La base de la Iglesia
En
Junio de 1962, en el Vaticano, hay una actividad febril.
Dentro de cuatro meses se va a jugar un gran “partido de
fútbol”.
El
campo de juego es la Basílica de S. Pedro. Cientos de
obreros: carpinteros, pintores, ebanistas, tapizadores
preparan gradas y asientos para más de tres mil
asistentes.
Se
conoce el nombre del árbitro: Juan XXIII. Extraído de la
tradición. Humilde y pacífico. Creyente en el Espíritu y
en la Iglesia.
Fue
Monseñor Roberts, antiguo Arzobispo de Bombay el
inventor de esta comparación.
Uno
de los equipos jugaba en casa. Eran los dueños del
Campo. Ellos hicieron las reglas. Escogieron las
ponencias. Tenían preparados, ya, los decretos. Eran,
ellos, la Iglesia del Vaticano. Y por tanto los
católicos.
El
capitán de ese equipo local era el Cardenal Ottaviani
(antecesor en el cargo de Ratzinger).
En
los visitantes prolifera una multitud de unos 2.500
obispos: 300 de América del Sur, unos 50 de raza negra,
y unos 150 de raza amarilla.
Al
echar una mirada atrás, es imprescindible un recuerdo
agradecido al episcopado holandés, austriaco y alemán.
Ellos salvaron el Concilio. Y junto a ellos, el grupo de
teólogos franceses que llegaban al Concilio con las
heridas sangrantes de tantas tarascadas de los Ottaviani
romanos. Yves Congar perseguido y silenciado por Roma,
pensó incluso en el suicidio.
Empieza el partido. 12 de Octubre, 1962.
Habla el árbitro:
“Llegan a mis oídos ciertas insinuaciones que emanan de hombres de
ardiente celo, sin duda, pero carentes de amplitud de
espíritu, de discreción y de mesura, que no ven en los
tiempos modernos más que prevaricación y ruinas.

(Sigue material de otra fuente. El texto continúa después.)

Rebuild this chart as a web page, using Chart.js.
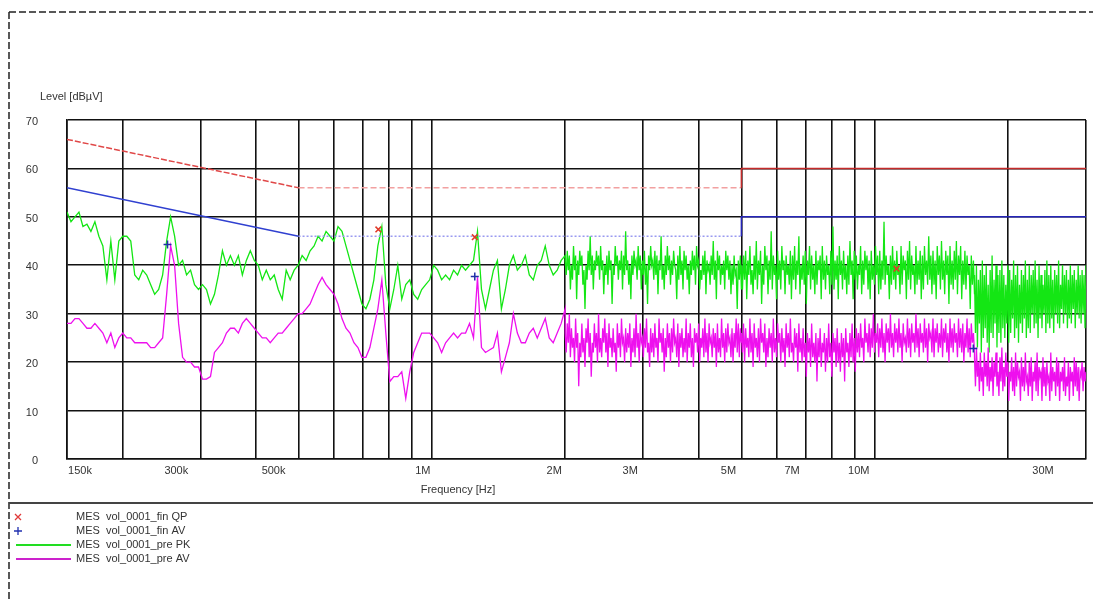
<!DOCTYPE html>
<html>
<head>
<meta charset="utf-8">
<script src="https://cdn.jsdelivr.net/npm/chart.js@4"></script>
<style>
  html, body { margin: 0; padding: 0; background: #fff; }
  #wrap { width: 1093px; height: 600px; }
</style>
</head>
<body>
<div id="wrap"><canvas id="chart"></canvas></div>
<script>
// grid lines of the frequency axis (Hz)
const freqGrid = [150e3, 200e3, 300e3, 400e3, 500e3, 600e3, 700e3, 800e3, 900e3,
  1e6, 2e6, 3e6, 4e6, 5e6, 6e6, 7e6, 8e6, 9e6, 10e6, 20e6, 30e6];
const xLabelFreqs = [150e3, 300e3, 500e3, 1e6, 2e6, 3e6, 5e6, 7e6, 10e6, 30e6];
const xLabelText = ['150k', '300k', '500k', '1M', '2M', '3M', '5M', '7M', '10M', '30M'];
const yTicks = [0, 10, 20, 30, 40, 50, 60, 70];

// limit lines
const qpLimitFreq = [150e3, 500e3, 5e6, 5e6, 30e6];
const qpLimitLevel = [66, 56, 56, 60, 60];
const avLimitFreq = [150e3, 500e3, 5e6, 5e6, 30e6];
const avLimitLevel = [56, 46, 46, 50, 50];

// final measurements
const qpFinFreq = [757e3, 1.25e6, 11.2e6];
const qpFinLevel = [47.4, 45.8, 39.3];
const avFinFreq = [253e3, 1.25e6, 16.7e6];
const avFinLevel = [44.3, 37.7, 22.8];

// pre-scan sweep bands (Hz); each band's readings are spread over it on a log sweep
const bandA = [150e3, 2e6];
const bandB = [2e6, 5e6];
const bandC = [5e6, 16.8e6];
const bandD = [16.8e6, 30e6];

const pkA = [51,49,50,51,48,48.5,47,49,46,44,37,45,37,45,46,46,45,38,37,39,38,36,34,35,38,45,50,46,40,41,38,39,36,35,36,35,32,34,38,43,40,42,40,42,38,41,43,41,40,37,39,37,38,35,33,39,37,39,40,42,41,43,44,46,45,47,46,45,48,47,44,41,38,35,32,31,33,37,44,48,36,31,35,40,33,36,37,34,33,35,36,37,40,39,37,38,37,39,38,40,39,40,41,47,35,31,35,39,41,31,35,40,42,39,40,42,38,37,40,41,44,40,38,39,41,42];
const pkB = [
  41,38,43,39,42,35,40,37,44,39, 42,33,41,38,43,40,42,36,39,31,
  40,37,43,39,46,38,42,35,41,39, 43,40,42,37,44,39,41,34,40,38,
  42,36,43,39,41,32,40,38,44,40, 42,37,41,39,43,35,42,38,47,39,
  41,36,40,33,42,38,43,40,41,37, 44,39,42,35,41,38,43,36,40,32,
  42,39,44,40,41,37,43,38,42,34, 41,39,46,37,40,35,42,38,44,39,
  42,36,41,38,43,40,39,33,42,37, 44,38,41,35,43,39,42,37,40,34,
  41,38,43,39,42,36,44,40,41,35, 39,37,42,38,43,34,41,39,40,36,
  42,38,45,37,41,33,43,39,42,36, 40,38,41,35,43,39,42,37,41,34,
  40,36,42,38,39,31,41,37,42,35];
const pkC = [
  40,35,42,37,43,33,41,38,44,36, 39,34,42,37,45,35,41,38,43,32,
  40,36,44,39,42,34,41,37,47,35, 42,38,40,33,43,37,41,35,44,39,
  41,34,42,38,40,36,43,33,42,37, 44,35,41,38,46,34,40,37,42,36,
  43,32,41,38,44,35,42,37,40,34, 43,36,41,39,42,33,44,37,41,35,
  42,38,40,34,43,36,48,35,41,37, 42,33,44,38,41,35,43,37,40,34,
  42,36,45,38,41,33,43,37,42,35, 40,38,44,34,41,36,43,39,42,35,
  41,33,43,37,40,36,44,38,42,34, 43,35,41,37,49,36,42,38,40,33,
  42,36,44,37,41,35,43,38,40,34, 44,36,42,39,41,33,43,37,45,35,
  42,38,40,34,44,36,41,37,43,33, 42,35,44,38,41,36,46,37,42,34,
  43,36,41,33,44,38,42,35,45,37, 41,34,43,38,42,32,44,36,41,35,
  43,37,45,34,42,38,44,33,41,36, 43,35,42,38,40,31,42,36,41,34];
const pkD = [
  38,26,40,23,37,28,39,22,41,25, 38,27,40,24,36,22,39,26,42,25,
  37,28,40,23,38,26,39,24,41,27, 38,25,36,28,40,24,39,26,37,29,
  41,25,38,27,40,24,36,28,39,26, 38,29,41,25,37,27,40,26,38,30,
  39,27,41,28,37,25,40,29,38,27, 36,30,39,26,41,28,38,27,40,29,
  37,26,39,30,38,28,41,27,36,31, 40,28,38,30,39,27,37,29,40,28,
  38,31,39,27,37,30,40,29,38,28, 39,30,38,27,40];

const avA = [28,28,29,29,28,27,27,28,27,26,24,26,23,25,26,25,25,24,24,24,24,23,23,24,25,34,44,40,28,21,20,20,19,19,16.5,16.5,17,22,23,24,26,27,27,26,28,29,28,27,26,25,25,24,25,26,26,27,28,29,30,30,31,32,34,36,37.5,36,35,34,32,29,27,26,24,23,21,21,23,27,31,37,26,16,17,17,18,12.5,18,22,24,26,26,26,25,24,22,24,25,26,25,26,26,28,25,37.5,23,22,22.5,23,26,18,21,24,30,26,24,24,26,27,25,27,29,25,24,26,28,31];
const avB = [
  26,22,28,24,30,21,27,23,25,20, 29,23,26,15,24,21,28,22,25,19,
  27,24,29,21,26,17,24,22,28,23, 26,20,30,22,25,21,27,24,29,22,
  26,19,28,23,25,21,27,22,24,18, 28,23,26,21,29,24,25,20,27,22,
  26,23,28,19,25,22,27,21,30,23, 26,20,28,24,25,21,27,23,29,22,
  24,19,27,22,26,21,28,23,25,20, 29,24,26,22,27,18,25,21,28,23,
  26,20,27,22,29,24,25,21,28,19, 26,23,27,21,25,22,29,20,26,23,
  28,21,25,19,27,24,26,22,28,20, 25,23,27,21,29,22,26,20,28,24,
  25,21,27,23,26,19,28,22,25,21, 29,23,26,20,27,22,28,24,25,21,
  27,20,26,23,29,22,28,21,27,24];
const avC = [
  26,22,28,20,27,23,25,21,29,22, 26,19,28,23,25,21,27,20,29,24,
  26,22,28,19,25,21,27,23,26,20, 29,22,25,21,28,24,26,20,27,22,
  25,19,28,23,26,21,29,22,24,20, 27,23,26,18,28,22,25,20,27,21,
  24,17,26,22,25,19,28,21,24,20, 26,16,25,21,27,19,24,22,26,18,
  25,20,28,21,24,17,26,22,25,19, 27,20,24,18,26,21,25,16,27,22,
  24,19,26,21,28,20,25,18,27,22, 26,21,28,23,25,20,29,24,26,22,
  28,21,27,23,30,22,26,24,28,21, 27,23,29,22,26,20,28,24,27,22,
  30,23,26,21,28,24,27,22,29,23, 26,20,28,24,25,22,29,23,27,21,
  28,24,26,22,30,23,27,21,28,24, 26,22,29,23,27,20,28,25,26,22,
  29,21,27,24,28,22,26,23,29,21, 27,24,28,22,26,20,29,23,27,22,
  28,24,26,21,29,23,27,22,28,20, 26,23,29,22,27,21,28,24,26,22];
const avD = [
  21,15,23,17,20,14,22,16,19,13, 22,17,20,15,23,14,19,16,21,13,
  20,17,22,15,18,13,21,16,23,14, 19,15,22,17,20,12,18,16,21,14,
  19,13,22,15,20,17,18,12,21,15, 19,14,22,16,17,13,20,15,21,12,
  18,16,20,14,22,13,19,17,18,12, 21,15,19,13,20,16,17,12,22,14,
  19,16,18,13,21,15,20,12,18,16, 19,14,21,13,17,15,20,12,19,16,
  18,13,21,15,20,14,19,12,18,17, 20,14,19,16,18];

function sweep(band, levels) {
  const n = levels.length;
  return levels.map((y, i) => ({ x: band[0] * Math.pow(band[1] / band[0], i / (n - 1)), y }));
}
function pairs(fs, ls) {
  return fs.map((f, i) => ({ x: f, y: ls[i] }));
}

const pkData = [...sweep(bandA, pkA), ...sweep(bandB, pkB), ...sweep(bandC, pkC), ...sweep(bandD, pkD)];
const avData = [...sweep(bandA, avA), ...sweep(bandB, avB), ...sweep(bandC, avC), ...sweep(bandD, avD)];

const FONT = '11px "Liberation Sans", Arial, sans-serif';
const xLabelShift = [13, -24, -25, -9, -11, -13, -13, -14, -16, -43];

const decorations = {
  id: 'decorations',
  afterDraw(chart) {
    const { ctx, scales: { x, y } } = chart;
    ctx.save();

    // dashed page frame
    ctx.strokeStyle = '#222';
    ctx.lineWidth = 1.5;
    ctx.setLineDash([7, 3]);
    ctx.beginPath();
    ctx.moveTo(9, 12); ctx.lineTo(1093, 12);
    ctx.moveTo(9, 12); ctx.lineTo(9, 600);
    ctx.stroke();
    ctx.setLineDash([]);

    // legend separator
    ctx.strokeStyle = '#444';
    ctx.lineWidth = 2;
    ctx.beginPath();
    ctx.moveTo(9, 503); ctx.lineTo(1093, 503);
    ctx.stroke();

    ctx.font = FONT;
    ctx.fillStyle = '#333';

    // y tick labels
    ctx.textAlign = 'right';
    ctx.textBaseline = 'middle';
    yTicks.forEach(v => ctx.fillText(String(v), 38, y.getPixelForValue(v) + 2));

    // x tick labels
    ctx.textAlign = 'center';
    xLabelFreqs.forEach((f, i) => {
      ctx.fillText(xLabelText[i], x.getPixelForValue(f) + xLabelShift[i], 471);
    });

    // axis titles
    ctx.textAlign = 'left';
    ctx.fillText('Level [dBµV]', 40, 97);
    ctx.textAlign = 'center';
    ctx.fillText('Frequency [Hz]', 458, 490);

    // legend
    const rows = [517, 531, 545, 559];
    const names = ['MES  vol_0001_fin QP', 'MES  vol_0001_fin AV', 'MES  vol_0001_pre PK', 'MES  vol_0001_pre AV'];
    ctx.textAlign = 'left';
    names.forEach((t, i) => ctx.fillText(t, 76, rows[i]));

    ctx.lineWidth = 1.3;
    ctx.strokeStyle = '#e03a3a';
    ctx.beginPath();
    ctx.moveTo(15, rows[0] - 3); ctx.lineTo(21, rows[0] + 3);
    ctx.moveTo(21, rows[0] - 3); ctx.lineTo(15, rows[0] + 3);
    ctx.stroke();
    ctx.strokeStyle = '#2030b0';
    ctx.beginPath();
    ctx.moveTo(14, rows[1]); ctx.lineTo(22, rows[1]);
    ctx.moveTo(18, rows[1] - 4); ctx.lineTo(18, rows[1] + 4);
    ctx.stroke();
    ctx.lineWidth = 2;
    ctx.strokeStyle = '#22dd22';
    ctx.beginPath(); ctx.moveTo(16, rows[2]); ctx.lineTo(71, rows[2]); ctx.stroke();
    ctx.strokeStyle = '#cc22cc';
    ctx.beginPath(); ctx.moveTo(16, rows[3]); ctx.lineTo(71, rows[3]); ctx.stroke();

    ctx.restore();
  }
};

// per-segment look of the limit lines
function limitSegment(colors, dashes) {
  return {
    borderColor: c => colors[Math.min(c.p0DataIndex, colors.length - 1)],
    borderDash: c => dashes[Math.min(c.p0DataIndex, dashes.length - 1)]
  };
}

new Chart(document.getElementById('chart'), {
  type: 'line',
  data: {
    datasets: [
      {
        label: 'QP final',
        data: pairs(qpFinFreq, qpFinLevel),
        showLine: false,
        pointStyle: 'crossRot',
        pointRadius: 4,
        borderColor: '#e03a2a',
        borderWidth: 1.5,
        order: 0
      },
      {
        label: 'AV final',
        data: pairs(avFinFreq, avFinLevel),
        showLine: false,
        pointStyle: 'cross',
        pointRadius: 4,
        borderColor: '#1f2fa8',
        borderWidth: 1.5,
        order: 0
      },
      {
        label: 'QP limit',
        data: pairs(qpLimitFreq, qpLimitLevel),
        borderWidth: 1.5,
        pointRadius: 0,
        borderColor: '#c02525',
        segment: limitSegment(['#e04848', '#f2a0a0', '#c42a2a', '#c42a2a'], [[6, 2], [6, 3], [], []]),
        order: 1
      },
      {
        label: 'AV limit',
        data: pairs(avLimitFreq, avLimitLevel),
        borderWidth: 1.5,
        pointRadius: 0,
        borderColor: '#2020c0',
        segment: limitSegment(['#3040d0', '#9a9af0', '#2424b8', '#2424b8'], [[], [2, 2], [], []]),
        order: 1
      },
      {
        label: 'pre AV',
        data: avData,
        borderColor: '#ee10ee',
        borderWidth: 1.3,
        pointRadius: 0,
        order: 2
      },
      {
        label: 'pre PK',
        data: pkData,
        borderColor: '#14e614',
        borderWidth: 1.3,
        pointRadius: 0,
        order: 3
      }
    ]
  },
  options: {
    responsive: true,
    maintainAspectRatio: false,
    animation: false,
    layout: { padding: { left: 67, right: 7, top: 120, bottom: 141 } },
    plugins: { legend: { display: false }, tooltip: { enabled: false } },
    scales: {
      x: {
        type: 'logarithmic',
        min: 150e3,
        max: 30e6,
        z: 1,
        afterBuildTicks: s => { s.ticks = freqGrid.map(v => ({ value: v })); },
        ticks: { display: false },
        grid: { color: '#111', lineWidth: 1.6, drawTicks: false },
        border: { color: '#111', width: 1.6 }
      },
      y: {
        min: 0,
        max: 70,
        z: 1,
        ticks: { display: false, stepSize: 10 },
        grid: { color: '#111', lineWidth: 1.6, drawTicks: false },
        border: { color: '#111', width: 1.6 }
      }
    }
  },
  plugins: [decorations]
});
</script>
</body>
</html>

Se comportan como si no hubiesen aprendido nada de la historia, que es,
no obstante, maestra de la vida. Como si en los tiempos
pasados hubiesen triunfado plenamente el pensamiento y
vida cristianos y la justa libertad religiosa.
Nos parece necesario manifestar nuestro desacuerdo con esos profetas de
la desgracia que siempre están anunciando calamidades, y
casi la inminencia del fin del mundo”.
Saca el balón el equipo local
Monseñor Felici, secretario del Concilio reparte juego.
Hay que votar a los 160 miembros de las ponencias. Para
ello hay que escoger entre las listas cerradas
propuestas por el equipo local.
Liénart, del equipo visitante, Cardenal de París que
viene de una iglesia desgarrada y perseguida por el
santo oficio, se levanta ante el silencio del público y
dice:
“No estamos dispuestos a aceptar las listas de candidatos
confeccionadas antes de empezar el Concilio. Pedimos un
tiempo para conocernos y saludarnos.”
Cardenal Alfrins, Arzobispo de Colonia, se une al
Cardenal Lienart, y subraya que no ha habido cardenales
en las comisiones preparatorias (con lo cual el Cardenal
Ottaviani llevaba siempre las de ganar.)
La
Basílica de Pedro se venía abajo ante la tormenta de
aplausos.
Consecuencias.
Seguiremos con el tema de las iglesias de base. Pero
queda claro algo evidente:
·
El
Vaticano siempre quiso dominar la Iglesia de Jesús. Casi
nunca lo consiguió.
·
Al
menos en el Vaticano II se enfrentaron dos iglesias.
Ninguna ganó. Pero ninguna perdió.
·
Ni
siquiera Juan Pablo II ha podido eliminar a la otra
iglesia.
·
Cuanto más poder ejerzan los vaticanistas, más
proliferaran las comunidades de base.
·
No es
bueno el poder porque mata la vida. No es bueno el
descontrol – la falta de comunión entre las iglesias -
porque separa.
·
El
mundo necesita que los creyentes tengamos una fe, un
rito para compartir la mesa del hambre y del pan, y un
mismo amor al hermano. En eso reconocerán al Señor.
·
Procura rezar el Padrenuestro, y comer en la mesa de la
Basílica de Pedro, pero si los Ottaviani te
lo hacen imposible, incorpórate a una comunidad anónima,
en la que encuentres hermanos, pan y a Jesús.